On 20/09/16 14:25, George Dunlap wrote:
> On 17/08/16 18:18, Dario Faggioli wrote:
>> When a vcpu explicitly yields it is usually giving
>> us an advice of "let someone else run and come back
>> to me in a bit."
>>
>> Credit2 isn't, so far, doing anything when a vcpu
>> yields, which means an yield is basically a NOP (well,
>> actually, it's pure overhead, as it causes the scheduler
>> kick in, but the result is --at least 99% of the time--
>> that the very same vcpu that yielded continues to run).
>>
>> Implement a "preempt bias", to be applied to yielding
>> vcpus. Basically when evaluating what vcpu to run next,
>> if a vcpu that has just yielded is encountered, we give
>> it a credit penalty, and check whether there is anyone
>> else that would better take over the cpu (of course,
>> if there isn't the yielding vcpu will continue).
>>
>> The value of this bias can be configured with a boot
>> time parameter, and the default is set to 1 ms.
>>
>> Also, add an yield performance counter, and fix the
>> style of a couple of comments.
>>
>> Signed-off-by: Dario Faggioli <dario.faggioli@xxxxxxxxxx>
>> ---
>> Cc: George Dunlap <george.dunlap@xxxxxxxxxxxxx>
>> Cc: Anshul Makkar <anshul.makkar@xxxxxxxxxx>
>> Cc: Jan Beulich <jbeulich@xxxxxxxx>
>> Cc: Andrew Cooper <andrew.cooper3@xxxxxxxxxx>
>> ---
>> Note that this *only* consider the bias during the very scheduling decision
>> that retults from the vcpu calling yield. After that, the __CSFLAG_vcpu_yield
>> flag is reset, and during all furute scheduling decisions, the vcpu will
>> compete with the other ones with its own amount of credits.
>>
>> Alternatively, we can actually _subtract_ some credits to a yielding vcpu.
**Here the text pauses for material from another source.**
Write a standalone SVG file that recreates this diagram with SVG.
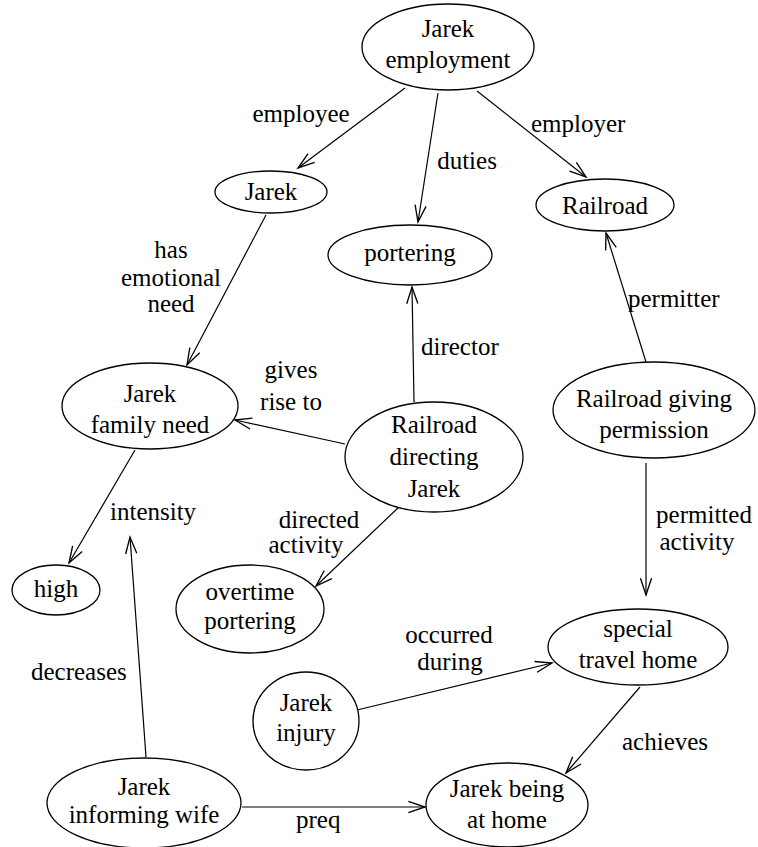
<svg xmlns="http://www.w3.org/2000/svg" width="758" height="847" viewBox="0 0 758 847">
<style>
.n ellipse{fill:#fff;stroke:#000;stroke-width:1.3}
text{font-family:"Liberation Serif","Times New Roman",serif;font-size:25px;fill:#000}
.c{text-anchor:middle}
.e line{stroke:#000;stroke-width:1.2;marker-end:url(#a)}
</style>
<defs>
<marker id="a" markerUnits="userSpaceOnUse" markerWidth="20" markerHeight="20" refX="0" refY="0" viewBox="-16 -8 18 16" orient="auto" overflow="visible">
<path d="M-15,-5 L0,0 L-15,5" fill="none" stroke="#000" stroke-width="1.2"/>
</marker>
</defs>
<rect width="758" height="847" fill="#fff"/>
<g id="edges" class="e">
<line x1="405" y1="88" x2="298" y2="168"/>
<line x1="438" y1="93" x2="418" y2="222"/>
<line x1="477" y1="91" x2="586" y2="177"/>
<line x1="266" y1="215" x2="187" y2="365"/>
<line x1="414" y1="402" x2="412" y2="287"/>
<line x1="646" y1="362" x2="606" y2="233"/>
<line x1="345" y1="444" x2="235" y2="420"/>
<line x1="135" y1="450" x2="69" y2="563"/>
<line x1="399" y1="507" x2="316" y2="586"/>
<line x1="646" y1="463" x2="646" y2="595"/>
<line x1="146" y1="757" x2="130" y2="537"/>
<line x1="357" y1="710" x2="552" y2="663"/>
<line x1="640" y1="687" x2="566" y2="773"/>
<line x1="242" y1="807" x2="425" y2="807"/>
</g>
<g id="labels">
<text class="c" x="301" y="122">employee</text>
<text class="c" x="467" y="169">duties</text>
<text x="531" y="132">employer</text>
<text class="c" x="171" y="258">has</text>
<text class="c" x="171" y="286">emotional</text>
<text class="c" x="171" y="312">need</text>
<text x="421" y="355">director</text>
<text x="628" y="307">permitter</text>
<text class="c" x="291" y="378">gives</text>
<text class="c" x="291" y="410">rise to</text>
<text x="110" y="520">intensity</text>
<text class="c" x="319" y="528">directed</text>
<text class="c" x="306" y="553">activity</text>
<text class="c" x="704" y="523">permitted</text>
<text class="c" x="697" y="550">activity</text>
<text x="31" y="680">decreases</text>
<text class="c" x="449" y="643">occurred</text>
<text class="c" x="450" y="670">during</text>
<text x="622" y="750">achieves</text>
<text x="296" y="828">preq</text>
</g>
<g id="n-employment" class="n"><ellipse cx="448" cy="47" rx="86" ry="43"/><text class="c" x="448" y="37">Jarek</text><text class="c" x="448" y="68">employment</text></g>
<g id="n-jarek" class="n"><ellipse cx="271" cy="192" rx="56" ry="21"/><text class="c" x="271" y="200">Jarek</text></g>
<g id="n-portering" class="n"><ellipse cx="410" cy="255" rx="82" ry="30"/><text class="c" x="410" y="261">portering</text></g>
<g id="n-railroad" class="n"><ellipse cx="605" cy="205" rx="69" ry="26"/><text class="c" x="605" y="214">Railroad</text></g>
<g id="n-familyneed" class="n"><ellipse cx="150" cy="406" rx="88" ry="43"/><text class="c" x="150" y="402">Jarek</text><text class="c" x="150" y="433">family need</text></g>
<g id="n-directing" class="n"><ellipse cx="434" cy="457" rx="89" ry="55"/><text class="c" x="434" y="433">Railroad</text><text class="c" x="434" y="465">directing</text><text class="c" x="434" y="497">Jarek</text></g>
<g id="n-giving" class="n"><ellipse cx="654" cy="410" rx="101" ry="48"/><text class="c" x="654" y="407">Railroad giving</text><text class="c" x="654" y="438">permission</text></g>
<g id="n-high" class="n"><ellipse cx="56" cy="590" rx="44" ry="25"/><text class="c" x="56" y="597">high</text></g>
<g id="n-overtime" class="n"><ellipse cx="250" cy="609" rx="74" ry="44"/><text class="c" x="250" y="600">overtime</text><text class="c" x="250" y="629">portering</text></g>
<g id="n-special" class="n"><ellipse cx="638" cy="647" rx="90" ry="38"/><text class="c" x="638" y="637">special</text><text class="c" x="638" y="668">travel home</text></g>
<g id="n-injury" class="n"><ellipse cx="306" cy="721" rx="53" ry="49"/><text class="c" x="306" y="711">Jarek</text><text class="c" x="306" y="741">injury</text></g>
<g id="n-informing" class="n"><ellipse cx="144" cy="803" rx="97" ry="45"/><text class="c" x="144" y="795">Jarek</text><text class="c" x="144" y="823">informing wife</text></g>
<g id="n-athome" class="n"><ellipse cx="507" cy="805" rx="81" ry="42"/><text class="c" x="507" y="797">Jarek being</text><text class="c" x="507" y="828">at home</text></g>
</svg>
>> That will sort of make the effect of a call to yield last in time.
>>
>> I'm not sure which path is best. Personally, I like the subtract approach
>> (perhaps, with a smaller bias than 1ms), but I think the "one shot" behavior
>> implemented here is a good starting point. It is _something_, which is better
>> than nothing, which is what we have without this patch! :-) It's lightweight
>> (in its impact on the crediting algorithm, I mean), and benchmarks looks 
>> nice,
>> so I propose we go for this one, and explore the "permanent" --subtraction
>> based-- solution a bit more.
>> ---
>>  docs/misc/xen-command-line.markdown |   10 ++++++
>>  xen/common/sched_credit2.c          |   62 
>> +++++++++++++++++++++++++++++++----
>>  xen/common/schedule.c               |    2 +
>>  xen/include/xen/perfc_defn.h        |    1 +
>>  4 files changed, 68 insertions(+), 7 deletions(-)
>>
>> diff --git a/docs/misc/xen-command-line.markdown 
>> b/docs/misc/xen-command-line.markdown
>> index 3a250cb..5f469b1 100644
>> --- a/docs/misc/xen-command-line.markdown
>> +++ b/docs/misc/xen-command-line.markdown
>> @@ -1389,6 +1389,16 @@ Choose the default scheduler.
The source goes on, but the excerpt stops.